The poor prognostic factors are coma, large hematoma with volume greater than 30cc, intraventricular hemorrhage, posterior fossa hemorrhage, old age greater than 80 years, hyperglycemia, and chronic kidney disease[3]. Early deterioration and death are the major problems with ICH. Coma, at the time of the presentation, indicates a grave prognosis. ASA recommends that the monitoring and management of patients with ICH should be in a dedicated stroke unit. At six months, only 20 percent of patients become independent. The survivors may enter into a state of persistent vegetative state or locked-in syndrome in case of extensive hemispherical damage or brainstem involvement, respectively.

ICH score introduced by Hemphill et al. predicts mortality.[32] The oints are given as 2 points for GCS 3-4, 1 point for GCS 5-12, 0 points for GCS13-15, 1 point for>80 years, 0 points for <80 years, 1 point for infratentorial location, 0 points for supratentorial location, 1 point for ICH volume >30cc, 0 points for volume <30cc. 1 point for intraventricular hemorrhage and 0 points for the absence of intraventricular hemorrhage. The 30-day mortality of each score is as: 0% for score 0, 13% for score 1, 26% for score 2, 72% for score 3, 97% for score 4, and 100% for scores 5 and 6.

Complications

Complications of ICH include cerebral edema, increased intracranial pressure, hydrocephalus, seizures, venous thrombotic events, hyperglycemia, increased blood pressure, fever, and infections.[33] Patients with ICH, especially women, have a risk of thromboembolic disease.[21] Almost one-third of patients with ICH develop pulmonary complications such as pneumonia, aspiration, and pulmonary edema, respiratory failure, and respiratory distress. About 4% of patients with ICH suffer a cardiac complication such as myocardial infarction, atrial fibrillation, ventricular fibrillation, ventricular tachycardia, stress-induced cardiomyopathy, and acute heart failure.[34]

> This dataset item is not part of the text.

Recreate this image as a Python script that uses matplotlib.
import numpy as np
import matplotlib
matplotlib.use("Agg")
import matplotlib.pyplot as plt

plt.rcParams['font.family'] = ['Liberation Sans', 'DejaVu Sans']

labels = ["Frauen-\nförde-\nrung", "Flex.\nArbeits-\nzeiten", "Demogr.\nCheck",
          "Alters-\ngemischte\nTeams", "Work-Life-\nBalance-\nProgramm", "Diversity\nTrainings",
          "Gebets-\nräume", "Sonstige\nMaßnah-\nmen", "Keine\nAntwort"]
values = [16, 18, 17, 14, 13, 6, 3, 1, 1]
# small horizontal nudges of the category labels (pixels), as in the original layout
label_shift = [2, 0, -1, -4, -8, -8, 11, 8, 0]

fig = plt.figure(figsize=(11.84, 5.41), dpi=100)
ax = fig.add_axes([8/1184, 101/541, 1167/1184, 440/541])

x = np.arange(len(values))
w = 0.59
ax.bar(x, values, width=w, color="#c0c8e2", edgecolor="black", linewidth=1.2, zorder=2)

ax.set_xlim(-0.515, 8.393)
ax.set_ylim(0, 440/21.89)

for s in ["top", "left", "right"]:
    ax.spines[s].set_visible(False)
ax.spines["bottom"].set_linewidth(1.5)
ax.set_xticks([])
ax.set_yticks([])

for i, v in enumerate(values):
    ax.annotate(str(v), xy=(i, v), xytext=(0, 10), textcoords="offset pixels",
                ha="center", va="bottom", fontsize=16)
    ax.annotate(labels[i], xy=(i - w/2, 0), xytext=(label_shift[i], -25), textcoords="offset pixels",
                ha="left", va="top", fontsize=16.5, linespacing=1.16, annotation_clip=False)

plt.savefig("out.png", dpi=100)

Vasospasm, ischemia, rebleeding, seizure, hyponatremia, and hydrocephalus are the complications of SAH. Neurogenic pulmonary edema, an increase in interstitial and alveolar fluid, commonly occur in subarachnoid hemorrhage.

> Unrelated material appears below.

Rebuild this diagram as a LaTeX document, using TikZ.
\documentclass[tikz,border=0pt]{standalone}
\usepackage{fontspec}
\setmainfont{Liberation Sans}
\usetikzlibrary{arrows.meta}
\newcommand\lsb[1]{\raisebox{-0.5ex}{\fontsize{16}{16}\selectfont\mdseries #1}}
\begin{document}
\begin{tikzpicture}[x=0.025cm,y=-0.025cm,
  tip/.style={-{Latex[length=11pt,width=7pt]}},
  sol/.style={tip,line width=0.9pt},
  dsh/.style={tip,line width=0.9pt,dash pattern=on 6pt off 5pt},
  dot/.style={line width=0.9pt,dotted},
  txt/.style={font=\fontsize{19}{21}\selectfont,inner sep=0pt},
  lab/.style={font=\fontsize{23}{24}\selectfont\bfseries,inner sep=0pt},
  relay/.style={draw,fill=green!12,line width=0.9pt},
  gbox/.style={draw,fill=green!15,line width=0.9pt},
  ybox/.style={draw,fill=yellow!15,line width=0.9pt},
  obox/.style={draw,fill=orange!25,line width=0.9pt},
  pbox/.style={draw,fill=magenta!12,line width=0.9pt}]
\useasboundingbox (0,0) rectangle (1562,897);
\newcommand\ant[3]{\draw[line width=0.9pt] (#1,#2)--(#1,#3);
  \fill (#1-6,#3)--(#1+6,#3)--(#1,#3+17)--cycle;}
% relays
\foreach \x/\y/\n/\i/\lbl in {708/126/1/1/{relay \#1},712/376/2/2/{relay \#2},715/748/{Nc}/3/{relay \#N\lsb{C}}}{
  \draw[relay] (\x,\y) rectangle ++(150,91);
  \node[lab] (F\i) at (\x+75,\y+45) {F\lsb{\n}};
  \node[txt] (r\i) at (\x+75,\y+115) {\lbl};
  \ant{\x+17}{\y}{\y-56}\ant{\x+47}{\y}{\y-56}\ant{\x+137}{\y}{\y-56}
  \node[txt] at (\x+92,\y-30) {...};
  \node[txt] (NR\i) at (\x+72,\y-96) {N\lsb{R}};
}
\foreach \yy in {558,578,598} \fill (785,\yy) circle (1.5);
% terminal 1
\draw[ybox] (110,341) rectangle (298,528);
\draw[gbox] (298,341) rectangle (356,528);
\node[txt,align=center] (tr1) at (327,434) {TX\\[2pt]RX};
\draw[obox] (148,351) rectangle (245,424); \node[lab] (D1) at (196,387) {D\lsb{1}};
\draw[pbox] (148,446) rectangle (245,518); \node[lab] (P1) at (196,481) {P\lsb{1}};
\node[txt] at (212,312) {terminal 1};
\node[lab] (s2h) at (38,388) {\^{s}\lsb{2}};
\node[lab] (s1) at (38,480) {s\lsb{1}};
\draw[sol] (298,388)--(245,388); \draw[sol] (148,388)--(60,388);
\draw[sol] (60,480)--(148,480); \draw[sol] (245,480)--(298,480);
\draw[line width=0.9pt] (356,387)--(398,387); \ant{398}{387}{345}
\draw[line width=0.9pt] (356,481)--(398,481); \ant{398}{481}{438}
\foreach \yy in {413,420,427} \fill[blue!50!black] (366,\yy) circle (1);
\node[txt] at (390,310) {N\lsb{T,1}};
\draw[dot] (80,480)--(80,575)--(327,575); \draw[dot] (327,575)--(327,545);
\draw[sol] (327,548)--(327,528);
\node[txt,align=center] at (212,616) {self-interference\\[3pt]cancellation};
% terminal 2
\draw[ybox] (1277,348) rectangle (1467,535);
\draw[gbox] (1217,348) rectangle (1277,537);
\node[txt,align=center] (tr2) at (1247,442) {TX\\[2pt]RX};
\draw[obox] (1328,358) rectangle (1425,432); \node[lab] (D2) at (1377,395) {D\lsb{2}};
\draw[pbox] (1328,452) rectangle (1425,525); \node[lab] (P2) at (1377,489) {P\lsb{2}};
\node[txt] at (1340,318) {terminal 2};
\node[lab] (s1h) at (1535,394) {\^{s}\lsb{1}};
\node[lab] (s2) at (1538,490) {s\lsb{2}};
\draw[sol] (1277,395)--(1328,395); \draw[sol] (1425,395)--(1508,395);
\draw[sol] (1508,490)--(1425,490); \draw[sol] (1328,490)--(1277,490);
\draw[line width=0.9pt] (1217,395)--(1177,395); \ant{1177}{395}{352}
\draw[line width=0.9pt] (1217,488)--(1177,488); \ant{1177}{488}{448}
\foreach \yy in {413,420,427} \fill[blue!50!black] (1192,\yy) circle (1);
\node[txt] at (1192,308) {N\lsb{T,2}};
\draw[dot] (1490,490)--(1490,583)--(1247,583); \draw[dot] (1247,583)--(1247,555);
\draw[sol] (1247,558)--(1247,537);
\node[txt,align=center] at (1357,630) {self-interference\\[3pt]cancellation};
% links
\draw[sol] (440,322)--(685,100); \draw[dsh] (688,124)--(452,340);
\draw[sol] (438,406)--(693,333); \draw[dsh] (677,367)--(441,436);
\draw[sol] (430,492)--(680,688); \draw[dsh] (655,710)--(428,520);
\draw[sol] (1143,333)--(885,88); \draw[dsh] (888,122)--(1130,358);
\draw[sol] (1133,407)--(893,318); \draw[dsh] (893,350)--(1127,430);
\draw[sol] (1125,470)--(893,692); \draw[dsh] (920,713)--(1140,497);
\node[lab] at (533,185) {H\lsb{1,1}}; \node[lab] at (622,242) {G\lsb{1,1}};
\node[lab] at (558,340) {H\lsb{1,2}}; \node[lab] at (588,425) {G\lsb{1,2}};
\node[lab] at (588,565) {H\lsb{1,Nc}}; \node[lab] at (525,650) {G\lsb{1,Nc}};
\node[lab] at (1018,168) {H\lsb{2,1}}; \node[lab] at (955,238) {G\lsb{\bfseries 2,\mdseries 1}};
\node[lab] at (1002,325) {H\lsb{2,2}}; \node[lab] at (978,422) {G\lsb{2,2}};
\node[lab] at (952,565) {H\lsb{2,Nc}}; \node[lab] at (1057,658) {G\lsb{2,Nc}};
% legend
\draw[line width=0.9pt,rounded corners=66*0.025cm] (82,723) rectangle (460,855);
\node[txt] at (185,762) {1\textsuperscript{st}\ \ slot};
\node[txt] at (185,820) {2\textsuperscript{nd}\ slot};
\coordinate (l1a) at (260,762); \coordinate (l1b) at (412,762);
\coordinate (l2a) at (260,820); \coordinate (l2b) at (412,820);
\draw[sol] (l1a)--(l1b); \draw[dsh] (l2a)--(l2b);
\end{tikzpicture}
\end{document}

Deterrence and Patient Education

There is a chance of recurrence of ICH. Hypertension and old age are risk factors. BP should be controlled. Lifestyle modifications should be advised viz. avoidance of alcohol, tobacco, and illicit drugs. Continued multidisciplinary rehabilitation should be done.

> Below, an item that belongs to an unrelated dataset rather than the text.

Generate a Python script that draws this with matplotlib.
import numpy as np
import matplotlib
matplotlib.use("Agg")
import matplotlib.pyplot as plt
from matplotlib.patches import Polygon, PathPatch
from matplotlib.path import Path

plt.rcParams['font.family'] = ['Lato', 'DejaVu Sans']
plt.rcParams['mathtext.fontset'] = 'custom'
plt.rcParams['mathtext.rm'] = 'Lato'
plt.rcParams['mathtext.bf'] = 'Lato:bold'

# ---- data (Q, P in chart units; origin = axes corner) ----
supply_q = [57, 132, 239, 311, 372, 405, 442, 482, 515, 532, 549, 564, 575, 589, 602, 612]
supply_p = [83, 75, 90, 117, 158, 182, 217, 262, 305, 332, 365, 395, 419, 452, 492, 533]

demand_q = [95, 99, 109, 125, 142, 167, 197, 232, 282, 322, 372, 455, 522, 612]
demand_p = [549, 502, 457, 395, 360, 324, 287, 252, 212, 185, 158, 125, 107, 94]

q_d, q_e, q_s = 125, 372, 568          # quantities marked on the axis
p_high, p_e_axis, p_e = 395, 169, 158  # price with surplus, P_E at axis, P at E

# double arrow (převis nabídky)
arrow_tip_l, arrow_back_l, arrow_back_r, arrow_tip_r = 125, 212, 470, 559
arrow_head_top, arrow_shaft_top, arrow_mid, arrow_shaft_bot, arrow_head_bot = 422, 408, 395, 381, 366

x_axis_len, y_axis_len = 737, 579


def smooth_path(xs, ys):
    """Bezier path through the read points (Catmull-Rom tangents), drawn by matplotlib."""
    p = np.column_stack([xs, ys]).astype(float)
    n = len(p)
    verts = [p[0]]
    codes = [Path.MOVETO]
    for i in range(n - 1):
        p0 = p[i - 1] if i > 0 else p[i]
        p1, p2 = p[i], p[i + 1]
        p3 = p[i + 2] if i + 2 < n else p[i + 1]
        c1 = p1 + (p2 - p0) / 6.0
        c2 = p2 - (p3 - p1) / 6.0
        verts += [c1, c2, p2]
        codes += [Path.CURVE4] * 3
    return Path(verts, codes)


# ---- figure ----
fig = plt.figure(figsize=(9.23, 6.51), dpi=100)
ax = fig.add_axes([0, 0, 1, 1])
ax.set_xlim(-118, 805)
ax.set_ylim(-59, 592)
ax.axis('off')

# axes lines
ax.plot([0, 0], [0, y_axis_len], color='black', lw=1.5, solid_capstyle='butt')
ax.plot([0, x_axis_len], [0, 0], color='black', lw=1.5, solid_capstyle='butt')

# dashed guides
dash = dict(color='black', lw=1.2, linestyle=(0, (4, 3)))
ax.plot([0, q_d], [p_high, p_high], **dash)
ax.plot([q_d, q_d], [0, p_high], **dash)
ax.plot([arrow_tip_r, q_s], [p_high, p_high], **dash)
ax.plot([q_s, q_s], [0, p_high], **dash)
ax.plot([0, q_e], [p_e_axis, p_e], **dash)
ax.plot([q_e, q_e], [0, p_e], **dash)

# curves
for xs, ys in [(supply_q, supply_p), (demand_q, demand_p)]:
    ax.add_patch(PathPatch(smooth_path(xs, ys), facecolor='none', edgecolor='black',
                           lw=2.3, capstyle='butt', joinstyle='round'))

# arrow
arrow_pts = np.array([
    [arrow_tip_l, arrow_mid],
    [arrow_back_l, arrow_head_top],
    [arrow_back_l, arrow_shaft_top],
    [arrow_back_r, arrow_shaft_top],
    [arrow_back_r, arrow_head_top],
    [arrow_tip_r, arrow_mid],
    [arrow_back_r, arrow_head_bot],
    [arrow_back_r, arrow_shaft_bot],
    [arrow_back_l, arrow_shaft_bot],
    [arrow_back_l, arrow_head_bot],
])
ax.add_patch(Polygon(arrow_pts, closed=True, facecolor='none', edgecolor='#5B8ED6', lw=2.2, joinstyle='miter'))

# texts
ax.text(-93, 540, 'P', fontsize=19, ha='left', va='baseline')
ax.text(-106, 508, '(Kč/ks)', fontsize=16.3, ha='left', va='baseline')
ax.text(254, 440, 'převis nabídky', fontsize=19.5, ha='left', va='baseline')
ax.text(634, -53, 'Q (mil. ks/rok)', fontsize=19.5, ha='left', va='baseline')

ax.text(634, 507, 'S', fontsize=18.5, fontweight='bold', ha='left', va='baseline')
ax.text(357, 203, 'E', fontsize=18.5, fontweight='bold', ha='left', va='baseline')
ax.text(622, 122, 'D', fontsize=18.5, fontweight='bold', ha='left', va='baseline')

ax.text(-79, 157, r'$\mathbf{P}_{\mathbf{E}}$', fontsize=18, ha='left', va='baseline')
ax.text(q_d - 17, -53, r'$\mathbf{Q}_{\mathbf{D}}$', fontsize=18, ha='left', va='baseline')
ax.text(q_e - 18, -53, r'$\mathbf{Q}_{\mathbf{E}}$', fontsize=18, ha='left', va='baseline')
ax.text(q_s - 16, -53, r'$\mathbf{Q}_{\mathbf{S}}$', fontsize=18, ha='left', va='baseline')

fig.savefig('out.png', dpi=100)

Enhancing Healthcare Team Outcomes

Patients with hemorrhagic stroke should be managed in a dedicated stroke unit with emergency and critical care, neurology and neurosurgery, and neuroradiology for the best outcome. The intensivists, physicians, and critical care nurses should be well versed in emergency neurological life support (ENLS). This is especially needed in low- and middle-income countries. The surgical methods should be done and assessed in a standardized manner. More trials are needed to confirm the role and usefulness of surgical interventions. Cognitive rehabilitation therapy (CRT) also should be given to the survivors.